The amiably soporific world of Sam McBratney’s cuddly bestseller, revved up and set to music in this stage adaptation for over three year olds runs sweet as a nut until bedtime.
Abbey Norman (Little Nutbrown Hare) and Paul Sockett (Big Nutbrown Hare) in Guess How Much I Love You at the Rose theatre, Kingston Photo: Chris Pearsall
David Wood has a gift for making his storybook shows an all-enveloping experience. Keeping the house lights low and inviting children to occupy a semicircular dance floor just in front of the stage serves to bridge the physical gulf between the performers and their audience.

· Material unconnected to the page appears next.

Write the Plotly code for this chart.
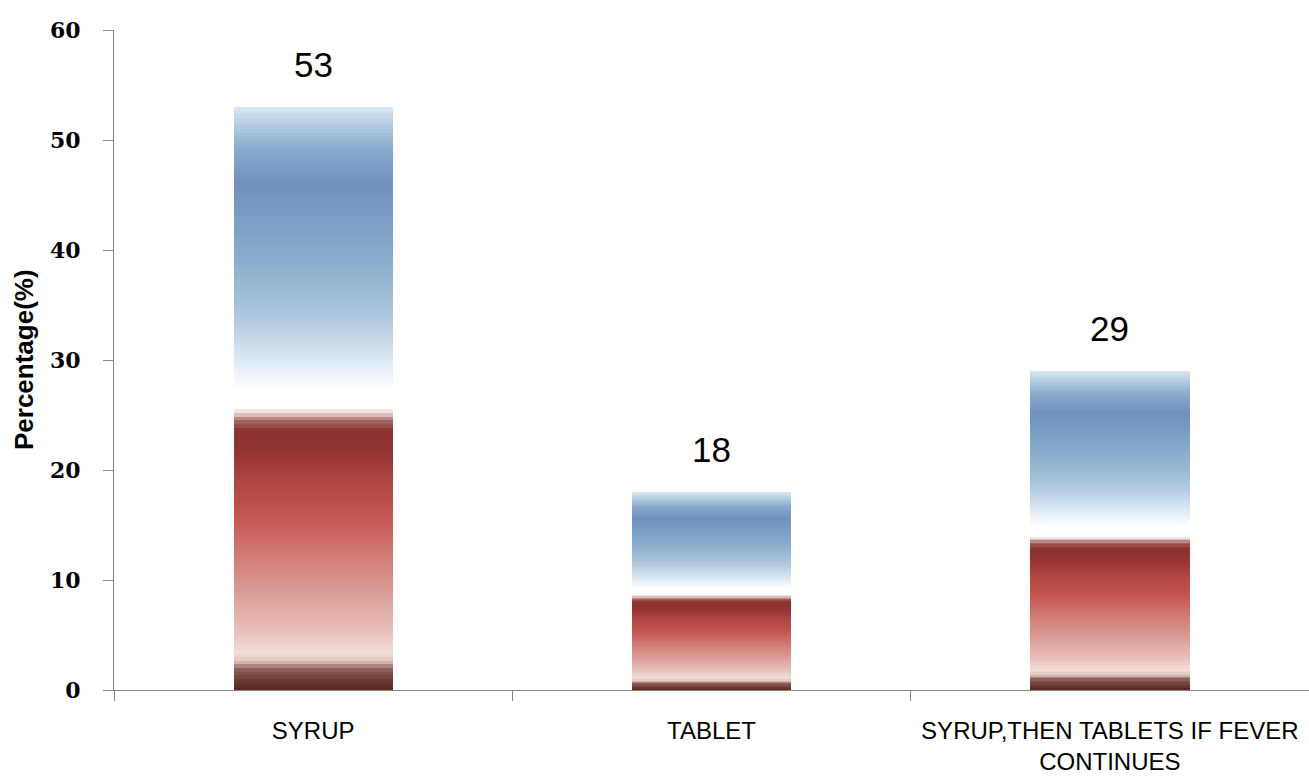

The sense of involvement is further achieved by retaining the storybook’s look while introducing an interactive element to the proceedings. Nutbrown Hares Big and Little are joined by an observer/interpreter in the form of a little girl called Lucy (Emily Altneu, whose bouncy demeanour bears more than a passing resemblance to a CBeebies presenter).
She introduces the story using her soft toys before the creatures under discussion lollop on stage. Abbey Norman’s Little Nutbrown Hare endows the creature with a piping treble and a breathless curiosity and Paul Sockett as Big Nutbrown Hare is both playful and avuncular.
Both actors operate from within furrily elaborate hare suits designed by Susie Caulcutt to mirror Anita Jeram’s original illustrations. Caulcutt’s picturebook set, all gaudily pastoral, signal the production’s educational objective.
Wood’s adaptation encompasses a musical romp through the seasons in which children are encouraged to sing and dance along, play hide and seek and spot colours. There’s a new song for each little event in nature’s calendar before winding down with the moonlit love-in of Sam McBratney’s story.
Exuberant and reassuringly familiar, this is a cheerfully inclusive introduction to the theatre for the very young.